Ronnie Dunn – Bleed Red
Our first post to invoke both the Osmonds and England’s Stevie G…
[Video][Website]
[4.33]
Chuck Eddy: Is “red” as in “red states”? Is this about soldiers? And as for the “Ring Around The Rosie” reference, the Osmonds beat Ronnie to it in “All Fall Down” on Crazy Horses, almost 40 years ago, and they were more coherent about the vapid message, too. Wonder if he regrets going solo yet.
[4]
Martin Skidmore: Kevin Keegan once said “Stevie Gerrard’s Liverpool through and through – if you cut him, he’d bleed red!” I like Dunn’s plaintive voice, but the generic power ballad backing has disappointingly little country in it, and the song is a bit of a repetitive bore.
[5]
Kat Stevens: Crying out for a Leona Lewis cover.
[6]
Alfred Soto: It’s easier to discard this can of creamed corn than to engage it, so I applaud its liberalism disguised as universalism.
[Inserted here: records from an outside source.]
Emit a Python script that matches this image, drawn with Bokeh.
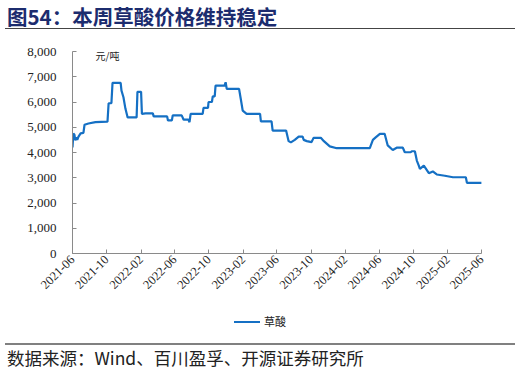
import pandas as pd
from bokeh.plotting import figure
from bokeh.layouts import column
from bokeh.models import (FixedTicker, DatetimeTickFormatter, NumeralTickFormatter,
                          Range1d, ColumnDataSource, Div, AllLabels)
from bokeh.core.properties import value
from bokeh.embed import file_html
from bokeh.resources import INLINE
import math

# ---------------- data ----------------
dates = [
    "2021-06-01", "2021-06-04", "2021-06-08", "2021-06-11", "2021-06-15", "2021-06-18",
    "2021-06-22", "2021-06-30", "2021-07-10", "2021-07-14", "2021-07-28", "2021-08-22",
    "2021-10-04", "2021-10-08", "2021-10-18", "2021-10-22", "2021-11-20", "2021-11-23",
    "2021-11-30", "2021-12-07", "2021-12-15", "2022-01-16", "2022-01-19", "2022-02-01",
    "2022-02-04", "2022-02-17", "2022-03-15", "2022-03-18", "2022-05-05", "2022-05-08",
    "2022-05-22", "2022-05-25", "2022-06-26", "2022-07-03", "2022-07-20", "2022-07-24",
    "2022-07-28", "2022-09-09", "2022-09-12", "2022-09-28", "2022-09-30", "2022-10-12",
    "2022-10-15", "2022-10-22", "2022-10-25", "2022-11-26", "2022-11-30", "2022-12-04",
    "2023-01-17", "2023-01-23", "2023-01-30", "2023-02-13", "2023-04-02", "2023-04-05",
    "2023-05-13", "2023-05-17", "2023-07-04", "2023-07-13", "2023-07-21", "2023-08-04",
    "2023-08-18", "2023-09-01", "2023-09-05", "2023-09-16", "2023-10-03", "2023-10-10",
    "2023-11-05", "2023-11-16", "2023-12-07", "2024-01-01", "2024-04-28", "2024-05-09",
    "2024-05-19", "2024-06-03", "2024-06-20", "2024-07-01", "2024-07-19", "2024-08-02",
    "2024-08-24", "2024-08-31", "2024-09-21", "2024-09-25", "2024-10-06", "2024-10-13",
    "2024-10-20", "2024-10-24", "2024-11-07", "2024-11-25", "2024-12-09", "2024-12-23",
    "2025-01-21", "2025-02-19", "2025-04-06", "2025-04-10", "2025-06-02",
]
prices = [
    4200, 4750, 4700, 4480, 4600, 4500,
    4620, 4760, 4780, 5100, 5150, 5200,
    5220, 5950, 5950, 6760, 6760, 6450,
    6190, 5740, 5390, 5390, 6400, 6400,
    5530, 5550, 5550, 5430, 5430, 5270,
    5270, 5470, 5470, 5300, 5300, 5200,
    5530, 5530, 5770, 5770, 6000, 6000,
    6220, 6220, 6650, 6650, 6780, 6520,
    6520, 6130, 5660, 5530, 5530, 5230,
    5230, 4870, 4870, 4450, 4400, 4500,
    4630, 4630, 4500, 4450, 4410, 4580,
    4580, 4450, 4240, 4170, 4170, 4500,
    4600, 4740, 4740, 4280, 4100, 4190,
    4190, 4010, 4010, 4050, 4050, 3680,
    3480, 3350, 3480, 3180, 3250, 3130,
    3080, 3020, 3020, 2800, 2800,
]
x_tick_labels = ["2021-06", "2021-10", "2022-02", "2022-06", "2022-10", "2023-02", "2023-06",
                 "2023-10", "2024-02", "2024-06", "2024-10", "2025-02", "2025-06"]
y_ticks = [0, 1000, 2000, 3000, 4000, 5000, 6000, 7000, 8000]
series_name = "草酸"
title_text = "图54：本周草酸价格维持稳定"
unit_text = "元/吨"
source_text = "数据来源：Wind、百川盈孚、开源证券研究所"

# ---------------- layout ----------------
W = 521
LINE_COLOR = "#1570C4"
TITLE_H = 32
FIG_TOP = 32
FIG_BOTTOM = 305
FIG_H = FIG_BOTTOM - FIG_TOP
FOOT_H = 374 - FIG_BOTTOM
FRAME_L, FRAME_R, FRAME_T, FRAME_B = 72, 481, 51, 253


def to_ms(s):
    return pd.Timestamp(s).value / 1e6


x_start = to_ms(x_tick_labels[0] + "-01")
x_end = to_ms(x_tick_labels[-1] + "-01")
src = ColumnDataSource(dict(x=[pd.Timestamp(d) for d in dates], y=prices))

p = figure(width=W, height=FIG_H, output_backend="svg", toolbar_location=None,
           x_axis_type="datetime",
           min_border_left=FRAME_L, min_border_right=W - FRAME_R,
           min_border_top=FRAME_T - FIG_TOP, min_border_bottom=FIG_BOTTOM - FRAME_B)
p.x_range = Range1d(x_start, x_end)
p.y_range = Range1d(y_ticks[0], y_ticks[-1])
p.outline_line_color = None
p.xgrid.visible = False
p.ygrid.visible = False
p.background_fill_color = "white"
p.border_fill_color = "white"

r = p.line("x", "y", source=src, line_color=LINE_COLOR, line_width=2.2)

# unit text anchored at the top-left corner of the axes, shifted in pixels
p.text(x=[x_start], y=[y_ticks[-1]], text=[unit_text], x_offset=23, y_offset=4,
       text_font=value("Noto Sans CJK SC"), text_font_size="10px", text_color="#222222",
       text_baseline="middle", text_align="left")

axis_col = "#8a8a8a"
xa = p.xaxis[0]
xa.ticker = FixedTicker(ticks=[to_ms(t + "-01") for t in x_tick_labels])
fmt = "%Y-%m"
xa.formatter = DatetimeTickFormatter(years=fmt, months=fmt, days=fmt, hours=fmt, minutes=fmt,
                                     seconds=fmt, milliseconds=fmt, microseconds=fmt,
                                     minsec=fmt, hourmin=fmt)
xa.major_label_policy = AllLabels()
xa.major_label_orientation = math.pi / 4
xa.major_label_text_font = "Liberation Serif"
xa.major_label_text_font_size = "12.5px"
xa.major_label_text_color = "#222222"
xa.axis_line_color = axis_col
xa.major_tick_line_color = axis_col
xa.major_tick_in = 4
xa.major_tick_out = 0
xa.minor_tick_line_color = None
xa.major_label_standoff = 4

ya = p.yaxis[0]
ya.ticker = FixedTicker(ticks=y_ticks)
ya.formatter = NumeralTickFormatter(format="0,0")
ya.major_label_policy = AllLabels()
ya.major_label_text_font = "Liberation Serif"
ya.major_label_text_font_size = "13px"
ya.major_label_text_color = "#222222"
ya.axis_line_color = axis_col
ya.major_tick_line_color = axis_col
ya.major_tick_in = 4
ya.major_tick_out = 0
ya.minor_tick_line_color = None
ya.major_label_standoff = 16

title_div = Div(
    text=(f'<div style="margin-left:5px;width:510px;height:29px;padding-top:2px;'
          f'border-bottom:1px solid #444444;font-family:\'Noto Sans CJK SC\';font-size:20.5px;'
          f'font-weight:bold;color:#1c2c6e;line-height:29px;white-space:nowrap;">'
          f'<span style="margin-left:2px">{title_text}</span></div>'),
    width=W, height=TITLE_H, margin=0)

foot_div = Div(
    text=(f'<div style="height:20px;margin-top:7px;padding-left:234px;white-space:nowrap;'
          f'display:flex;align-items:center;">'
          f'<span style="display:inline-block;width:26px;height:0;border-top:2.2px solid {LINE_COLOR};"></span>'
          f'<span style="margin-left:4px;font-family:\'Noto Sans CJK SC\';font-size:11px;color:#222222;">'
          f'{series_name}</span></div>'
          f'<div style="margin-left:5px;width:510px;margin-top:11px;border-top:2px solid #808080;'
          f'font-family:\'Noto Sans CJK SC\';font-size:17.5px;color:#222222;line-height:26px;'
          f'white-space:nowrap;"><span style="margin-left:2px">{source_text}</span></div>'),
    width=W, height=FOOT_H, margin=0)

layout = column(title_div, p, foot_div, spacing=0, margin=0)

open("out.html", "w").write(file_html(layout, INLINE))
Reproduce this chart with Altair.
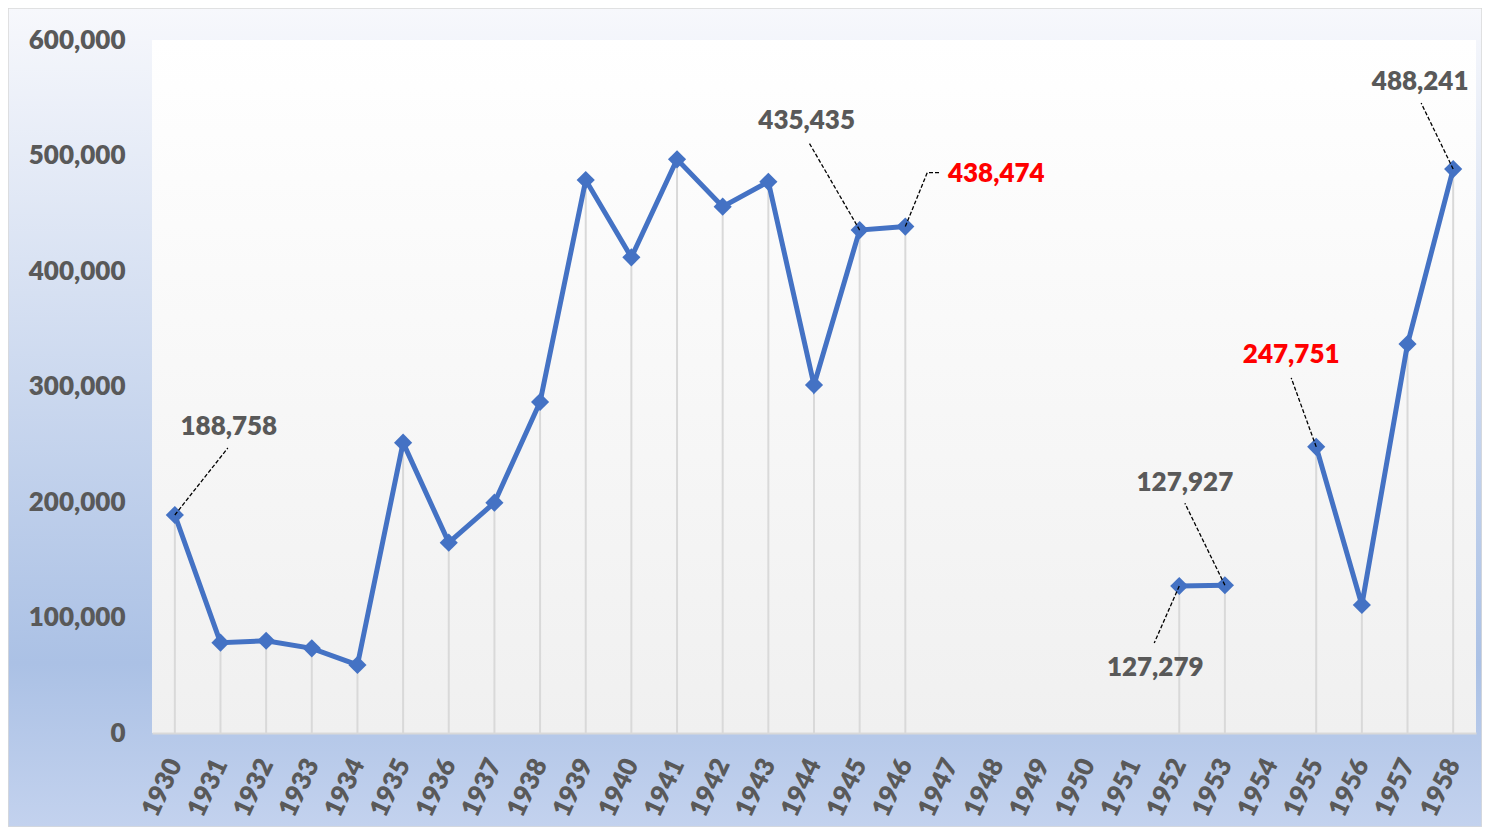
import altair as alt
import pandas as pd

# ---------------- data ----------------
years = list(range(1930, 1959))
values = [188758, 78200, 79900, 73300, 58900, 251400, 164800, 199400, 286600,
          478800, 411800, 496700, 455700, 477300, 301300, 435435, 438474,
          None, None, None, None, None,
          127279, 127927,
          None,
          247751, 110800, 336800, 488241]
y_ticks = [0, 100000, 200000, 300000, 400000, 500000, 600000]
label_years = [1930, 1945, 1946, 1952, 1953, 1955, 1958]
highlight_years = [1946, 1955]

# ---------------- layout ----------------
W, H = 1324, 693
PAD_L, PAD_T, PAD_R, PAD_B = 144, 32, 6, 94
Y_MAX = 600000
PX_PER_YEAR = W / 29.0
VAL_PER_PX = Y_MAX / H
FONT = "Lato"
WEIGHT = 800
GRAY = "#595959"
BLUE = "#4472C4"

# annotation placement: pixel offsets from each labelled point
text_offsets = {1930: (54, -88), 1945: (-53, -109), 1946: (91, -53),
                1952: (-24, 82), 1953: (-40, -102), 1955: (-25, -92),
                1958: (-33, -87)}
leader_paths = {1930: [(53, -67)], 1945: [(-51, -88)], 1946: [(22, -54), (35, -54)],
                1952: [(-25, 57)], 1953: [(-40, -82)], 1955: [(-25, -69)],
                1958: [(-32, -66)]}

df = pd.DataFrame({"year": years, "value": values})
val_of = dict(zip(years, values))

lab_rows, lead_rows = [], []
for y in label_years:
    v = val_of[y]
    dx, dy = text_offsets[y]
    lab_rows.append({"year": y, "value": v,
                     "tx": y + dx / PX_PER_YEAR, "ty": v - dy * VAL_PER_PX,
                     "color": "#FF0000" if y in highlight_years else GRAY})
    lead_rows.append({"id": y, "k": 0, "lx": y, "ly": v})
    for k, (ddx, ddy) in enumerate(leader_paths[y], start=1):
        lead_rows.append({"id": y, "k": k, "lx": y + ddx / PX_PER_YEAR,
                          "ly": v - ddy * VAL_PER_PX})
lab_df = pd.DataFrame(lab_rows)
lead_df = pd.DataFrame(lead_rows)

xscale = alt.Scale(domain=[1929.5, 1958.5], nice=False, zero=False)
yscale = alt.Scale(domain=[0, Y_MAX], nice=False)

x_axis = alt.Axis(values=years, format="d", labelAngle=-65, labelAlign="right",
                  labelBaseline="middle", labelPadding=27, labelFont=FONT,
                  labelFontSize=26, labelFontWeight=WEIGHT, labelColor=GRAY,
                  labelFlush=False, labelOverlap=False, ticks=False, tickSize=0,
                  grid=False, domain=True, domainColor="#d9d9d9", domainWidth=2,
                  title=None, zindex=1)
y_axis = alt.Axis(values=y_ticks, format=",.0f", labelPadding=27, labelFont=FONT,
                  labelFontSize=26, labelFontWeight=WEIGHT, labelColor=GRAY,
                  ticks=False, tickSize=0, grid=False, domain=False, title=None,
                  zindex=1)


def X(field):
    return alt.X(field, type="quantitative", scale=xscale, axis=x_axis)


def Y(field):
    return alt.Y(field, type="quantitative", scale=yscale, axis=y_axis)


one = pd.DataFrame({"a": [0]})

outer_bg = alt.Chart(one).mark_rect(
    fill=alt.Gradient(gradient="linear",
                      stops=[alt.GradientStop(color="#f7f8fc", offset=0),
                             alt.GradientStop(color="#abc1e5", offset=0.8),
                             alt.GradientStop(color="#c3d2ee", offset=1)],
                      x1=0, x2=0, y1=0, y2=1),
    stroke="#d9d9d9", strokeWidth=1.5
).encode(x=alt.value(-PAD_L), x2=alt.value(W + PAD_R), y=alt.value(-PAD_T),
         y2=alt.value(H + PAD_B))

plot_bg = alt.Chart(one).mark_rect(
    fill=alt.Gradient(gradient="linear",
                      stops=[alt.GradientStop(color="#ffffff", offset=0),
                             alt.GradientStop(color="#f0f0f0", offset=1)],
                      x1=0, x2=0, y1=0, y2=1)
).encode(x=alt.value(0), x2=alt.value(W), y=alt.value(0), y2=alt.value(H))

base = alt.Chart(df)
drops = base.mark_rule(color="#d9d9d9", strokeWidth=2).encode(
    x=X("year"), y=Y("value"), y2=alt.datum(0))
line = base.mark_line(color=BLUE, strokeWidth=5).encode(x=X("year"), y=Y("value"))
pts = base.mark_point(shape="diamond", filled=True, size=330, color=BLUE, opacity=1).encode(
    x=X("year"), y=Y("value"))

leaders = alt.Chart(lead_df).mark_line(color="#000000", strokeWidth=1.3,
                                       strokeDash=[4, 2]).encode(
    x=X("lx"), y=Y("ly"), detail="id:N", order="k:Q")

labels = alt.Chart(lab_df).mark_text(font=FONT, fontSize=26, fontWeight=WEIGHT,
                                     align="center", baseline="middle").encode(
    x=X("tx"), y=Y("ty"),
    text=alt.Text("value:Q", format=","),
    color=alt.Color("color:N", scale=None))

chart = alt.layer(outer_bg, plot_bg, drops, line, pts, leaders, labels).properties(
    width=W, height=H,
    autosize=alt.AutoSizeParams(type="none"),
    padding={"left": PAD_L, "top": PAD_T, "right": PAD_R, "bottom": PAD_B},
    background="white"
).configure_view(stroke=None)

chart.save("out.html", embed_options={"renderer": "svg", "actions": False})
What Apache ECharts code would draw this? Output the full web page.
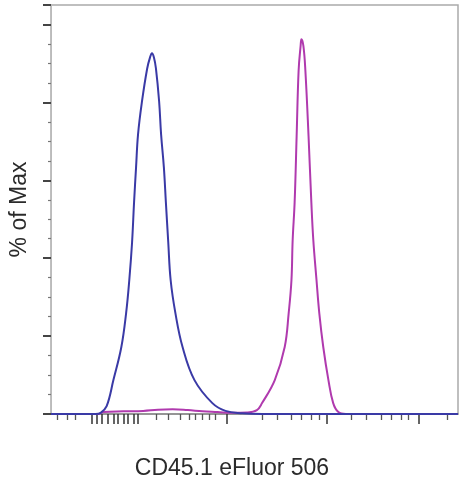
<!DOCTYPE html>
<html>
<head>
<meta charset="utf-8">
<script src="https://cdn.jsdelivr.net/npm/echarts@6/dist/echarts.min.js"></script>
<style>
  html, body { margin: 0; padding: 0; background: #fff; }
  #chart { width: 464px; height: 480px; }
</style>
</head>
<body>
<div id="chart"></div>
<script>
// x in display channels (0..1024), y in % of max
var blueX = [0, 112, 125, 140, 157, 177, 189, 197, 204, 209, 214, 219, 229, 242, 249, 254, 259, 264, 272, 277, 284, 289, 295, 301, 313, 331, 361, 406, 439, 481, 531, 1024];
var blueY = [0, 0, 0.3, 2, 8.7, 17.2, 25.9, 34.4, 44.1, 54.4, 63.3, 71.8, 80.3, 88.7, 91.5, 92.6, 91.5, 88.7, 80.3, 71.8, 63.3, 54.4, 44.1, 34.4, 25.9, 17.2, 8.7, 2.8, 0.8, 0.2, 0, 0];

var pinkX = [0, 120, 132, 182, 232, 269, 306, 344, 381, 419, 456, 493, 518, 531, 563, 588, 598, 605, 608, 613, 618, 623, 628, 630, 635, 640, 648, 655, 660, 668, 675, 685, 698, 710, 723, 742, 1024];
var pinkY = [0, 0, 0.5, 0.7, 0.8, 1.1, 1.2, 1.0, 0.7, 0.5, 0.3, 0.4, 1.0, 2.8, 8.7, 17.2, 25.9, 34.4, 44.6, 54.4, 71.3, 88.2, 94.5, 96.2, 94.5, 88.2, 71.3, 54.4, 44.6, 34.4, 25.9, 17.2, 8.7, 2.8, 0.5, 0, 0];

// tick positions on the biexponential display (channels)
var majorTicks = [102, 115, 127, 142, 157, 169, 182, 194, 207, 219, 443, 693, 924];
var minorTicks = [15, 40, 62, 264, 294, 324, 349, 364, 381, 399, 414, 531, 568, 605, 630, 655, 675, 755, 792, 830, 855, 880, 899, 997];

function pairs(xs, ys) {
  return xs.map(function (x, i) { return [x, ys[i]]; });
}

var chart = echarts.init(document.getElementById('chart'));
chart.setOption({
  backgroundColor: '#fff',
  animation: false,
  title: {
    text: 'CD45.1 eFluor 506', left: 'center', top: 452,
    textStyle: { fontFamily: 'Liberation Sans', fontSize: 23, fontWeight: 'normal', color: '#2b2b2b' }
  },
  grid: {
    left: 44, right: 6, top: 5, bottom: 66,
    show: true, borderColor: '#aaa', borderWidth: 1.5
  },
  xAxis: [{
    type: 'value', min: 0, max: 1024,
    axisLine: { show: true, lineStyle: { color: '#888', width: 1.5 } },
    axisTick: { show: true, length: 10, customValues: majorTicks, lineStyle: { color: '#333', width: 1.5 } },
    axisLabel: { show: false },
    splitLine: { show: false }
  }, {
    type: 'value', min: 0, max: 1024, position: 'bottom',
    axisLine: { show: false },
    axisTick: { show: true, length: 6, customValues: minorTicks, lineStyle: { color: '#555', width: 1.3 } },
    axisLabel: { show: false },
    splitLine: { show: false }
  }],
  yAxis: {
    type: 'value', min: 0, max: 105, interval: 20,
    name: '% of Max', nameLocation: 'middle', nameGap: 20,
    nameTextStyle: { fontFamily: 'Liberation Sans', fontSize: 23, color: '#2b2b2b' },
    axisLine: { show: true, lineStyle: { color: '#bbb', width: 1 } },
    axisTick: { show: true, length: 8, lineStyle: { color: '#444', width: 2 } },
    minorTick: { show: true, splitNumber: 4, length: 3, lineStyle: { color: '#777', width: 1.2 } },
    axisLabel: { show: false },
    splitLine: { show: false }
  },
  series: [{
    type: 'line', xAxisIndex: 0,
    data: pairs(pinkX, pinkY),
    showSymbol: false, smooth: 0.4,
    lineStyle: { color: '#b03aae', width: 2 }
  }, {
    type: 'line', xAxisIndex: 0,
    data: pairs(blueX, blueY),
    showSymbol: false, smooth: 0.4,
    lineStyle: { color: '#3a3aa6', width: 2 }
  }]
});
</script>
</body>
</html>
But the arrangement is flaccid until the boring guitar solo: Dunn’s attractive burr of a voice hangs in the air by itself. Which isn’t my idea of inclusiveness.
[5]
Zach Lyon: I like this song to the extent that I can stretch its meaning well into the imagined and apply it to a million Hot Button Country Music Issues: lyrics like “my scars, they are your scars” and “turn the anger into water” take on the weight of a neverending discourse and they’re moving in that way. And then I realize that this is just so damn vague and inoffensive that I’m actually offended by the manipulation. Country music shouldn’t immediately conjure up thoughts of this discourse and that’s my problem; regardless, give us a single goddamn specific, Ronnie. This is like the worst and most effective campaign speech ever.
[4]
Josh Langhoff: He may be my favorite singer on the charts right now, but I still don’t understand why he went and joined The Fray.